MVA wants safer roads for users

27 Sep 2017 17:40pm
GOBABIS, 27 SEP (NAMPA) - The Motor Vehicle Accident (MVA) Fund, in consultation with other stakeholders, aim to make routes along the Trans-Kalahari Corridor safer for road users.
Consultations held with the National Road Safety Council (NRSC), Self-Regulating Alcohol Industry Forum (SAIF), Private Road Safety Forum (PRSF) and Ministry of Works and Transport, among others, during the course of this year aimed to address road safety in communities such as Witvlei, Maltahöhe and Omutsegwonime.
In a media statement issued on Wednesday, MVA Fund’s acting Chief of Corporate Affairs, Sidney Boois said the presence of stray domestic animals on road reserves along the Trans-Kalahari Corridor’s A1 and A2 routes is a major impediment to road safety.
The MVA thus engaged the Witvlei community in July this year to control these animals and reduce their involvement in road crashes.
Witvlei is located along the A2 Route of the Trans-Kalahari Highway, and its proximity to farms has given rise to the number of stray animals along this route.

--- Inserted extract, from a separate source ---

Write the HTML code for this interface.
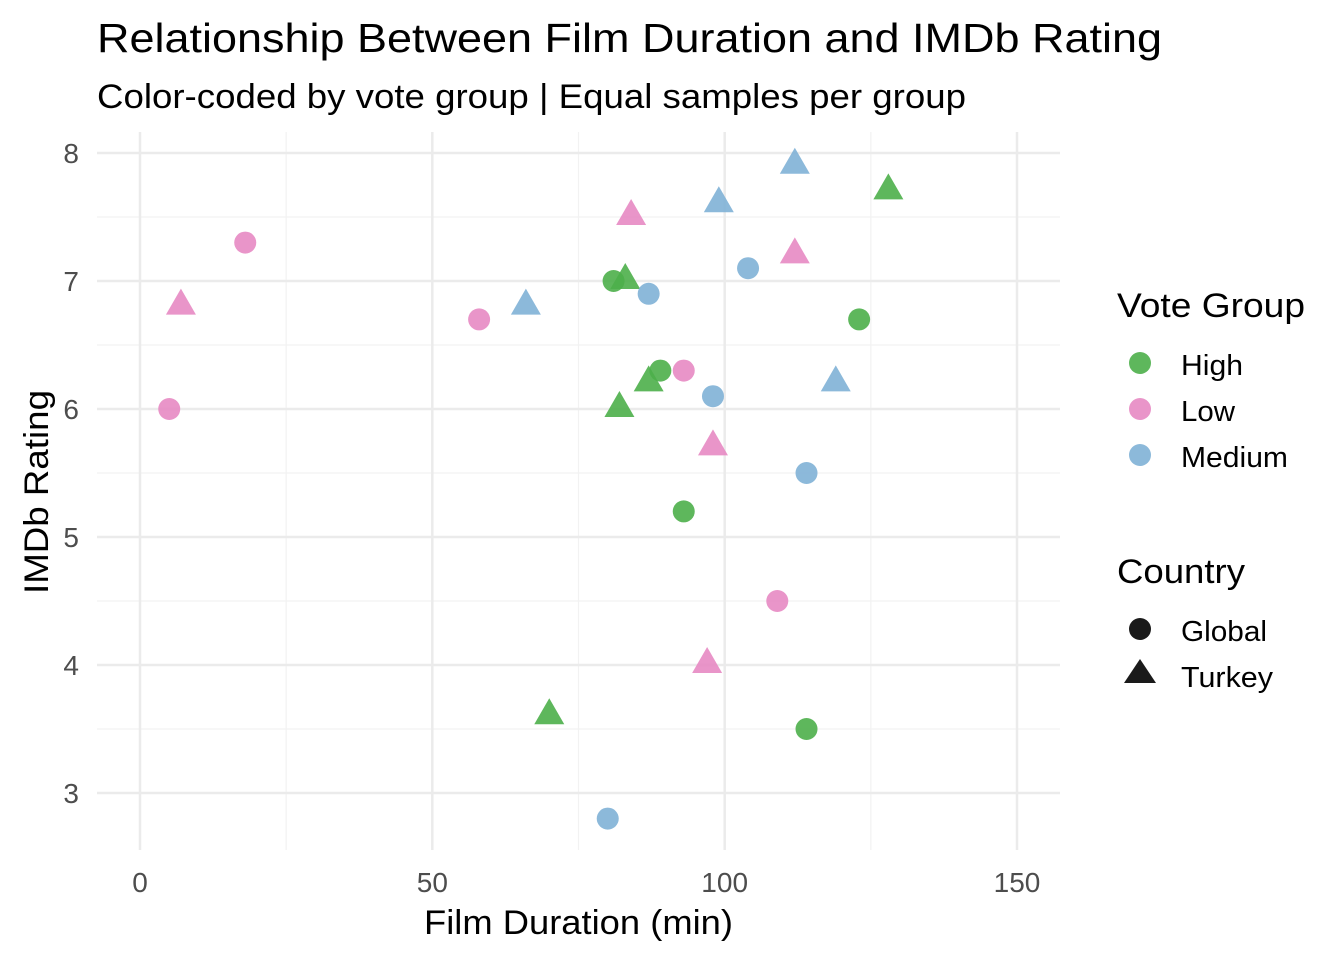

The Maltahöhe Farmer’s Association in Hardap and the Omutsegwonime community in Oshikoto Region, located along the A1 route, were also engaged by the Fund recently, Boois said.

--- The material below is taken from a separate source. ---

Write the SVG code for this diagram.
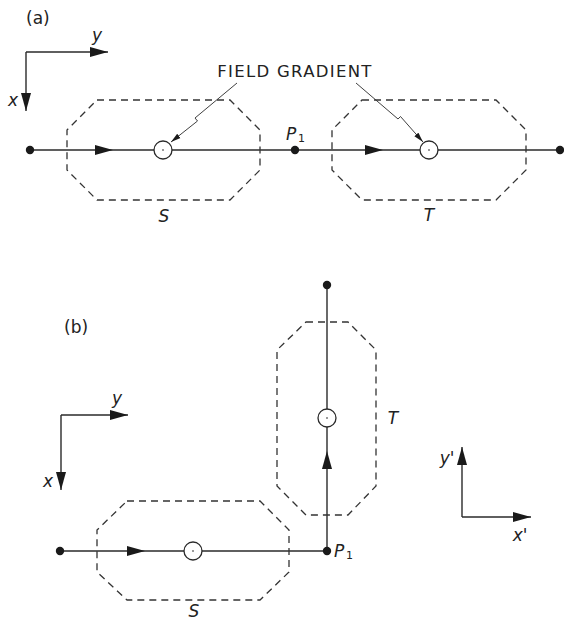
<svg xmlns="http://www.w3.org/2000/svg" width="564" height="621" viewBox="0 0 564 621">
<defs>
<style>
.ln{stroke:#2a2a2a;stroke-width:1.4;fill:none}
.thin{stroke:#2a2a2a;stroke-width:0.9;fill:none}
.oct{stroke:#333;stroke-width:1.3;fill:none;stroke-dasharray:7 5}
.dot{fill:#1a1a1a}
.ah{fill:#1a1a1a}
.circ{stroke:#2a2a2a;stroke-width:1.3;fill:#fff}
.t{font-family:"DejaVu Sans",sans-serif;fill:#222}
.it{font-family:"DejaVu Sans",sans-serif;font-style:italic;fill:#222;font-size:17px}
</style>
<marker id="ax" markerUnits="userSpaceOnUse" markerWidth="19" markerHeight="11" viewBox="0 0 19 11" refX="18" refY="5.5" orient="auto">
<path d="M0,0.5 L18,5.5 L0,10.5 z" fill="#1a1a1a"/>
</marker>
<marker id="sm" markerUnits="userSpaceOnUse" markerWidth="10" markerHeight="7" viewBox="0 0 10 7" refX="10" refY="3.5" orient="auto">
<path d="M0,0.8 L10,3.5 L0,6.2 z" fill="#1a1a1a"/>
</marker>
</defs>

<g id="label-a"><text class="t" x="26" y="24" font-size="17">(a)</text></g>
<g id="label-b"><text class="t" x="64" y="333" font-size="17">(b)</text></g>

<g id="axes-a">
<path class="ln" d="M26,52 H108" marker-end="url(#ax)"/>
<path class="ln" d="M26,52 V111" marker-end="url(#ax)"/>
<text class="it" x="97" y="41" text-anchor="middle">y</text>
<text class="it" x="13" y="106" text-anchor="middle">x</text>
</g>

<g id="axes-b">
<path class="ln" d="M61,415 H128" marker-end="url(#ax)"/>
<path class="ln" d="M61,415 V490" marker-end="url(#ax)"/>
<text class="it" x="117" y="404" text-anchor="middle">y</text>
<text class="it" x="48" y="487" text-anchor="middle">x</text>
</g>

<g id="axes-prime">
<path class="ln" d="M462,517 V447" marker-end="url(#ax)"/>
<path class="ln" d="M462,517 H531" marker-end="url(#ax)"/>
<text class="it" x="447" y="464" text-anchor="middle">y'</text>
<text class="it" x="520" y="541" text-anchor="middle">x'</text>
</g>

<g id="connectors">
<line class="ln" x1="30" y1="150" x2="560" y2="150"/>
<polygon class="ah" points="113,150 95,145 95,155"/>
<polygon class="ah" points="383,150 365,145 365,155"/>
<line class="ln" x1="60" y1="551" x2="327" y2="551"/>
<line class="ln" x1="327" y1="551" x2="327" y2="285"/>
<polygon class="ah" points="145,551 127,546 127,556"/>
<polygon class="ah" points="327,451 322,469 332,469"/>
<path class="thin" d="M237,83 L195,118 L197.5,121 L171,142" marker-end="url(#sm)"/>
<path class="thin" d="M356,83 L398,119 L400.5,116.5 L423,142" marker-end="url(#sm)"/>
</g>

<g id="S-a">
<polygon class="oct" points="97,100 230,100 260,130 260,170 230,200 97,200 67,170 67,130"/>
<circle class="circ" cx="163" cy="150" r="9"/>
<circle class="dot" cx="163" cy="150" r="0.8"/>
<text class="it" x="164" y="222" text-anchor="middle">S</text>
</g>

<g id="T-a">
<polygon class="oct" points="362,100 496,100 526,130 526,170 496,200 362,200 332,170 332,130"/>
<circle class="circ" cx="429" cy="150" r="9"/>
<circle class="dot" cx="429" cy="150" r="0.8"/>
<text class="it" x="429" y="221" text-anchor="middle">T</text>
</g>

<g id="points-a">
<circle class="dot" cx="30" cy="150" r="4.2"/>
<circle class="dot" cx="295" cy="150" r="4.2"/>
<circle class="dot" cx="560" cy="150" r="4.2"/>
<text class="it" x="286" y="140">P</text>
<text class="t" x="298" y="142" font-size="11">1</text>
</g>

<g id="field-gradient">
<text class="t" x="295" y="77" font-size="16.5" letter-spacing="1.3" text-anchor="middle">FIELD GRADIENT</text>
</g>

<g id="S-b">
<polygon class="oct" points="127,501 260,501 289,530 289,572 260,600 127,600 97,572 97,530"/>
<circle class="circ" cx="193" cy="551" r="9"/>
<circle class="dot" cx="193" cy="551" r="0.8"/>
<text class="it" x="194" y="617" text-anchor="middle">S</text>
</g>

<g id="T-b">
<polygon class="oct" points="306,322 348,322 376,350 376,486 348,515 306,515 277,486 277,350"/>
<circle class="circ" cx="327" cy="418" r="9"/>
<circle class="dot" cx="327" cy="418" r="0.8"/>
<text class="it" x="393" y="424" text-anchor="middle">T</text>
</g>

<g id="points-b">
<circle class="dot" cx="60" cy="551" r="4.2"/>
<circle class="dot" cx="327" cy="551" r="4.2"/>
<circle class="dot" cx="327" cy="285" r="4.2"/>
<text class="it" x="334" y="557">P</text>
<text class="t" x="346" y="559" font-size="11">1</text>
</g>
</svg>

According to the statement, the communities of the different places expressed various challenges with regard to controlling their livestock.
“These challenges include a lack of impounding kraals in the corridors to keep stray animals, and a lack of financial resources to rehabilitate border fences that collapse due to wear and tear,” the statement noted.
The Fund said a lack of knowledge on how to administer section 348 of the Road Traffic and Transport Regulations of 2001, also became a concern to the stakeholders.
The regulation states that a person may not leave or allow any bovine animal, horse, ass, mule, sheep, goat, pig or ostrich to be on any section of a public road where that section is fenced or in any other manner closed along both sides.
Other regulations on road safety also prohibit people from leaving their animals in a place where it may stray onto that section of a public road, unless such an animal is being ridden, used to draw a vehicle along a public road and is being driven from one place to another.
“In instances where animals are driven along a public road during the period of sunset to sunrise, the owner or herder needs to a carry a red light for visibility,” Boois said, adding that this also applies during any other period of the day.